Transnet Freight Rail (TRF) is mulling dumping its corridor focus and returning to the previous strategy of dedicated service to core clients in coal, iron ore, manganese, steel and agriculture.
Speaking during the virtual launch of the Multimodal Inland Port Association (Mipa), TRF CEO Russel Baatjies said Transnet's largest division wanted to change from an inward to an outward approach as it seeks to improve its operating model and provide a better service to customers.
“I don't know how much longer we are going to have the corridors. We might change that. I have said we want to change from the inward-looking approach that we have in terms of corridors to go back to an outward-looking approach and align ourselves and structure ourselves to industry like we had before.
“We had coal business units, we had the iron ore, manganese, steel and cement business units. We had agri. This is the direction we want to go back to because I think you are better aligned with customers, and you can serve them better,” he said.
The corridor strategy was introduced under former Transnet group CEO Portia Derby and ex-TRF CEO Siza Mzimela.

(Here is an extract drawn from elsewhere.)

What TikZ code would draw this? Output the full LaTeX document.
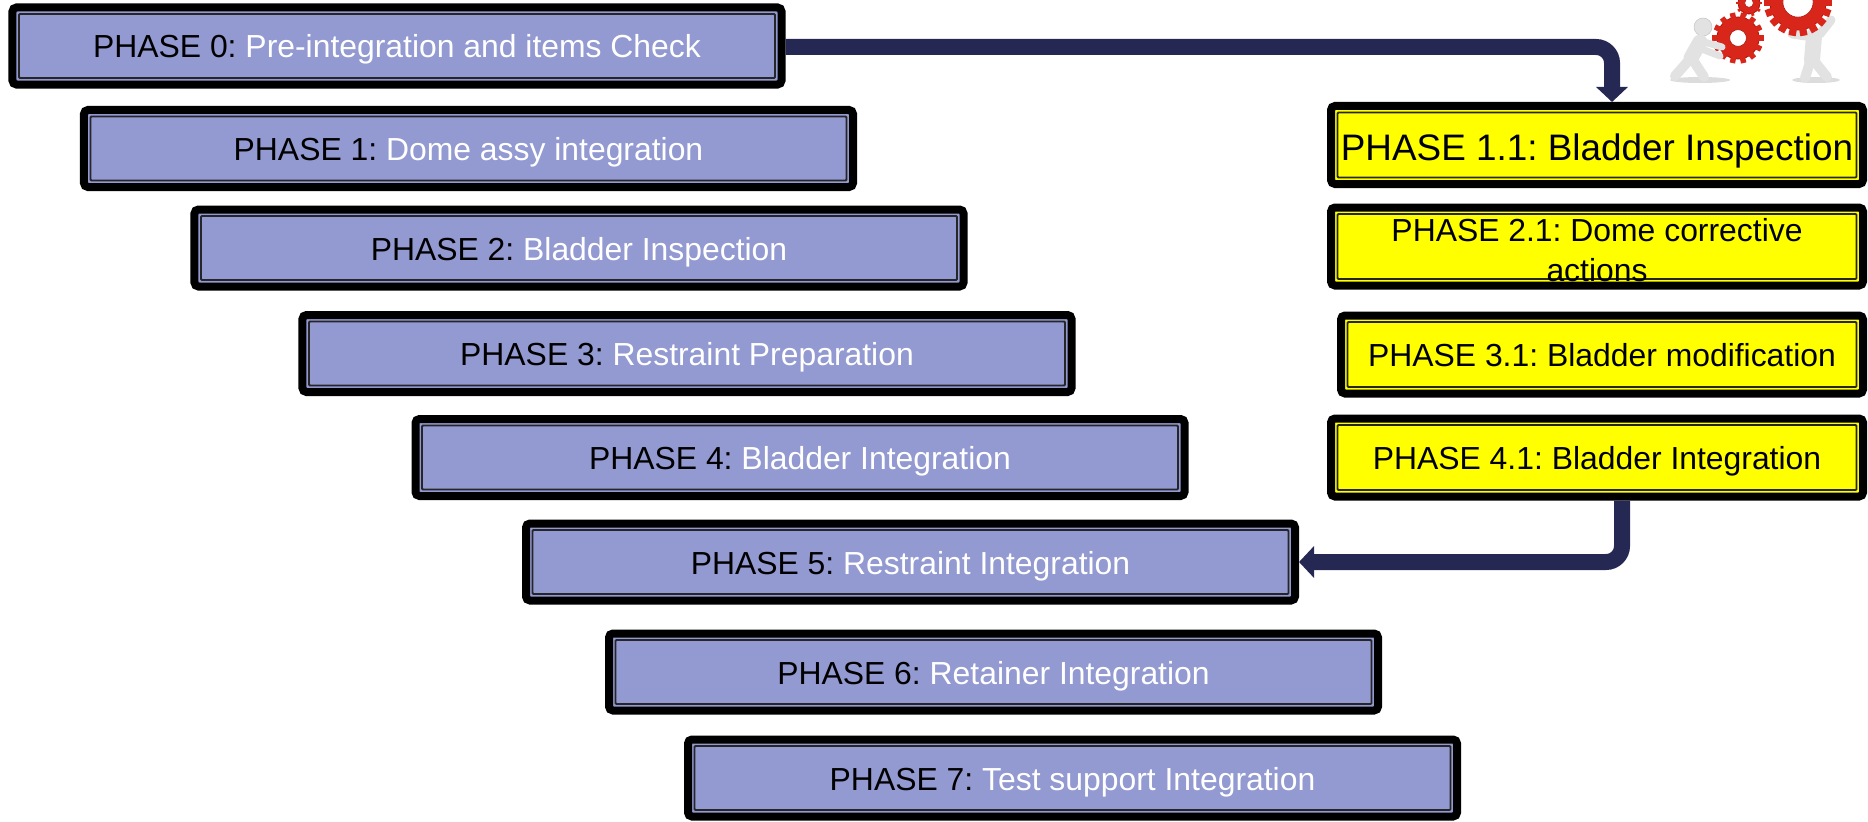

TFR's 20,00km of lines were divided into six corridors: the North, mainly for coal exports between Mpumalanga and Richards Bay; the Ore, an 861km stretch from Sishen in the Northern Cape to the Port of Saldhana; the Container connecting Gauteng with Durban Port; the Central, which spans Gauteng and North West, feeding the ports of Maputo, Richards Bay, Gqeberha, Durban and Cape Town; the North East from Beitbridge in Limpopo to Richards Bay via Komatipoort; and the Cape connecting the Northern Cape to the ports of Gqeberha, Ngqura and Cape Town, a key thoroughfare for manganese exports.
TFR has been battling under this model to service key clients. This has been compounded by theft of rail infrastructure, vandalism, and a shortage of locomotives. Coal exports fell to a 30-year low in 2023.
Through the government's rail reform programme, sweeping changes have been introduced that will break TFR's monopoly on the rail network and introduce third-party access. Network access will be managed by an infrastructure manager through a separation of TFR's business.
“I think it is important to understand the market well and you know what is going to happen, or get the best possible sense of what is going to happen, so you can align your strategy according to that,” Baatjies said.
Speaking at the same webinar on Thursday, Jan Havenga, emeritus professor at Stellenbosch University and an adviser to the Presidency on logistics, said while Transnet had new leadership, certain things were still not right.
“We are stuck with certain things that we are not getting right in terms of the restructuring of Transnet. We need to do more work in terms of debt. We are seeing a turnaround, we are happy about that. You have to go back many years, this is where we destroyed the balance sheet, this is where new management that came in after the state capture management basically destroyed infrastructure and morale and we were heading downstream.”
We are stuck with certain things that we are not getting right in terms of the restructuring of Transnet. We need to do more work in terms of debt
— Jan Havenga, emeritus professor at Stellenbosch University and an adviser to the Presidency on logistics
Havenga said the government should intervene to help Transnet more with its debt.
“No company on its own can fix this, not if you have R130bn of debt and half of that is state capture debt ... You cannot survive that on your own. [Group CEO] Michelle [Phillips] and Russell on their best behaviour cannot manage themselves out of this debt. The government needs to step in,” he said.
The newly launched Mipa will focus on the switch of cargo from road to rail through increased use of inland ports.
Warwick Lord, chair of the newly formed organisation, said they were pushing for the use of inland ports or “freight villages” to cut logistics costs, promote sustainability, and enhance connectivity.
“One of the main aims and drivers here is to promote the reduction of the cost of logistics and CO2 output, and this is achieved by moving significant amounts of cargo from road to rail”.
Road freight accounts for 85% of the total freight market share, with transport costs accounting for 60% of the cost of production.
“If we can reduce our costs at the ports and in our supply chain, we will have meaningful difference in our inflation and less cost to South Africa,” he said.
Lord said the organisation would especially facilitate access to inland ports for the private sector.
“We see ourselves acting as a unifying voice for inland ports, specifically because [this] has previously been only available to the public sector, particularly Transnet being able to offer these services. As such the private sector has the ability to speak in one unified voice on what has so far has been a relatively fragmented thought process on how inland ports should operate or be designed.”
Juanita Maree, CEO of the South African Association of Freight Forwarders, said inland ports and trade villages were an enabler for multi-modular freight transport.
“If we want to make our logistics network agile, we need to make sure that trade flows are built on the logistics network and that is going to be our sweet spot going forward so that we make sure we enhance our trade villages and multimodal structures. It will not help us to continue with the road — 80% of our trade domestically moves on roads and our roads cannot carry those volumes”.